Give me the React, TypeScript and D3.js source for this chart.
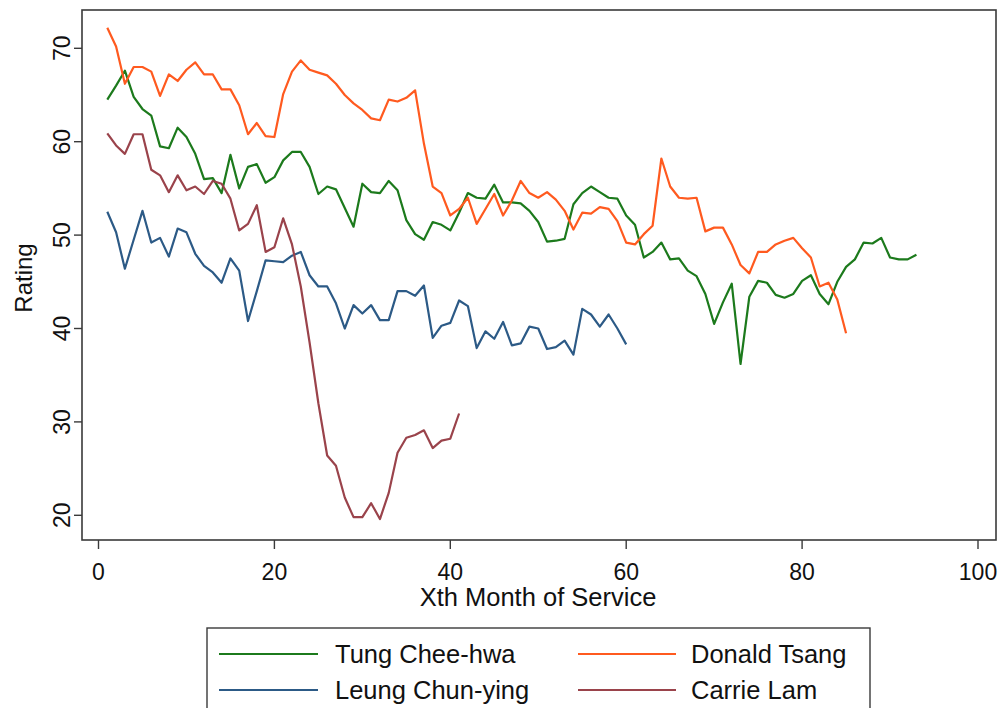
import React from 'react';
import * as d3 from 'd3';

const tungValues = [
  64.5, 66.0, 67.6, 64.8, 63.5, 62.8, 59.5, 59.3, 61.5, 60.5,
  58.7, 56.0, 56.1, 54.5, 58.6, 55.0, 57.3, 57.6, 55.6, 56.2,
  58.0, 58.9, 58.9, 57.3, 54.4, 55.2, 54.9, 52.9, 50.9, 55.5,
  54.6, 54.5, 55.8, 54.8, 51.6, 50.1, 49.5, 51.4, 51.1, 50.5,
  52.4, 54.5, 54.0, 53.9, 55.4, 53.5, 53.5, 53.4, 52.6, 51.4,
  49.3, 49.4, 49.6, 53.3, 54.5, 55.2, 54.6, 54.0, 53.9, 52.1,
  51.1, 47.6, 48.2, 49.2, 47.4, 47.5, 46.2, 45.6, 43.7, 40.5,
  42.8, 44.8, 36.2, 43.4, 45.1, 44.9, 43.6, 43.3, 43.7, 45.1,
  45.7, 43.7, 42.6, 45.0, 46.6, 47.4, 49.2, 49.1, 49.7, 47.6,
  47.4, 47.4, 47.9,
];

const tsangValues = [
  72.2, 70.2, 66.2, 68.0, 68.0, 67.5, 64.9, 67.2, 66.5, 67.7,
  68.5, 67.2, 67.2, 65.6, 65.6, 63.9, 60.8, 62.0, 60.6, 60.5,
  65.1, 67.5, 68.7, 67.7, 67.4, 67.1, 66.2, 65.0, 64.1, 63.4,
  62.5, 62.3, 64.5, 64.3, 64.7, 65.5, 59.8, 55.2, 54.5, 52.1,
  52.8, 54.0, 51.2, 52.8, 54.4, 52.1, 53.7, 55.8, 54.5, 54.0,
  54.6, 53.8, 52.6, 50.6, 52.4, 52.3, 53.0, 52.8, 51.5, 49.2,
  49.0, 50.1, 51.0, 58.2, 55.2, 54.0, 53.9, 54.0, 50.4, 50.8,
  50.8, 49.0, 46.8, 45.9, 48.2, 48.2, 49.0, 49.4, 49.7, 48.6,
  47.6, 44.5, 44.9, 43.1, 39.5,
];

const leungValues = [
  52.5, 50.3, 46.4, 49.5, 52.6, 49.2, 49.7, 47.7, 50.7, 50.3,
  48.0, 46.7, 46.0, 44.9, 47.5, 46.2, 40.8, 44.0, 47.3, 47.2,
  47.1, 47.8, 48.2, 45.7, 44.5, 44.5, 42.7, 40.0, 42.5, 41.6,
  42.5, 40.9, 40.9, 44.0, 44.0, 43.5, 44.6, 39.0, 40.3, 40.6,
  43.0, 42.4, 37.9, 39.7, 38.9, 40.7, 38.2, 38.4, 40.2, 40.0,
  37.8, 38.0, 38.7, 37.2, 42.1, 41.5, 40.2, 41.5, 40.0, 38.3,
];

const lamValues = [
  60.9, 59.6, 58.7, 60.8, 60.8, 57.0, 56.4, 54.6, 56.4, 54.8,
  55.2, 54.4, 55.8, 55.5, 53.9, 50.5, 51.2, 53.2, 48.2, 48.7,
  51.8, 49.0, 44.5, 38.5, 32.0, 26.4, 25.3, 21.9, 19.8, 19.8,
  21.3, 19.6, 22.4, 26.7, 28.3, 28.6, 29.1, 27.2, 28.0, 28.2,
  30.9,
];

const seriesNames = ['Tung Chee-hwa', 'Donald Tsang', 'Leung Chun-ying', 'Carrie Lam'];
const seriesColors = ['#1c7a1c', '#ff5a1f', '#2c5a86', '#9a434b'];
const xTicks = [0, 20, 40, 60, 80, 100];
const yTicks = [20, 30, 40, 50, 60, 70];

const frame = { left: 82, right: 996, top: 10, bottom: 540 };
const font = 'Arial, "Liberation Sans", Helvetica, sans-serif';

const xScale = d3.scaleLinear().domain([0, 100]).range([98.5, 978]);
const yScale = d3.scaleLinear().domain([20, 70]).range([515.3, 48.3]);

const line = d3
  .line<number>()
  .x((_, i) => xScale(i + 1))
  .y((d) => yScale(d));

const allSeries = [tungValues, tsangValues, leungValues, lamValues];

// legend order in the picture: Tung, Tsang on row one, Leung, Lam on row two
const legendSlots = [
  { col: 0, row: 0 },
  { col: 1, row: 0 },
  { col: 0, row: 1 },
  { col: 1, row: 1 },
];
const legendCols = [
  { x1: 219, x2: 318, tx: 335 },
  { x1: 578, x2: 676, tx: 691 },
];
const legendRows = [654, 690];

const App: React.FC = () => {
  return (
    <svg width={1003} height={708} style={{ display: 'block', position: 'absolute', left: 0, top: 0 }}>
      <rect x={0} y={0} width={1003} height={708} fill="#fff" />

      {allSeries.map((vals, i) => (
        <path
          key={seriesNames[i]}
          d={line(vals) || ''}
          fill="none"
          stroke={seriesColors[i]}
          strokeWidth={2.2}
          strokeLinejoin="round"
        />
      ))}

      <rect
        x={frame.left}
        y={frame.top}
        width={frame.right - frame.left}
        height={frame.bottom - frame.top}
        fill="none"
        stroke="#3a3a3a"
        strokeWidth={1.6}
      />

      {yTicks.map((t) => (
        <g key={'y' + t}>
          <line x1={frame.left - 8} x2={frame.left} y1={yScale(t)} y2={yScale(t)} stroke="#3a3a3a" strokeWidth={1.4} />
          <text
            transform={`translate(70, ${yScale(t)}) rotate(-90)`}
            textAnchor="middle"
            fontFamily={font}
            fontSize={23}
            fill="#111"
          >
            {t}
          </text>
        </g>
      ))}

      {xTicks.map((t) => (
        <g key={'x' + t}>
          <line x1={xScale(t)} x2={xScale(t)} y1={frame.bottom} y2={frame.bottom + 9} stroke="#3a3a3a" strokeWidth={1.4} />
          <text x={xScale(t)} y={580} textAnchor="middle" fontFamily={font} fontSize={23} fill="#111">
            {t}
          </text>
        </g>
      ))}

      <text x={538} y={606} textAnchor="middle" fontFamily={font} fontSize={25.5} fill="#111">
        Xth Month of Service
      </text>
      <text
        transform={`translate(32, ${(frame.top + frame.bottom) / 2 + 3}) rotate(-90)`}
        textAnchor="middle"
        fontFamily={font}
        fontSize={24}
        fill="#111"
      >
        Rating
      </text>

      <rect x={207} y={628} width={663} height={90} fill="#fff" stroke="#3a3a3a" strokeWidth={1.4} />
      {seriesNames.map((name, i) => {
        const slot = legendSlots[i];
        const c = legendCols[slot.col];
        const y = legendRows[slot.row];
        return (
          <g key={'lg' + name}>
            <line x1={c.x1} x2={c.x2} y1={y} y2={y} stroke={seriesColors[i]} strokeWidth={2.2} />
            <text x={c.tx} y={y + 9} fontFamily={font} fontSize={25.5} fill="#111">
              {name}
            </text>
          </g>
        );
      })}
    </svg>
  );
};

export default App;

• • • •

§ Exercise:
Please reproduce the listing exactly from its opening line through the line that contains "import * as d3 from 'd3';", both included, with all pictures omitted.

§ The response:
Give me the React, TypeScript and D3.js source for this chart.
import React from 'react';
import * as d3 from 'd3';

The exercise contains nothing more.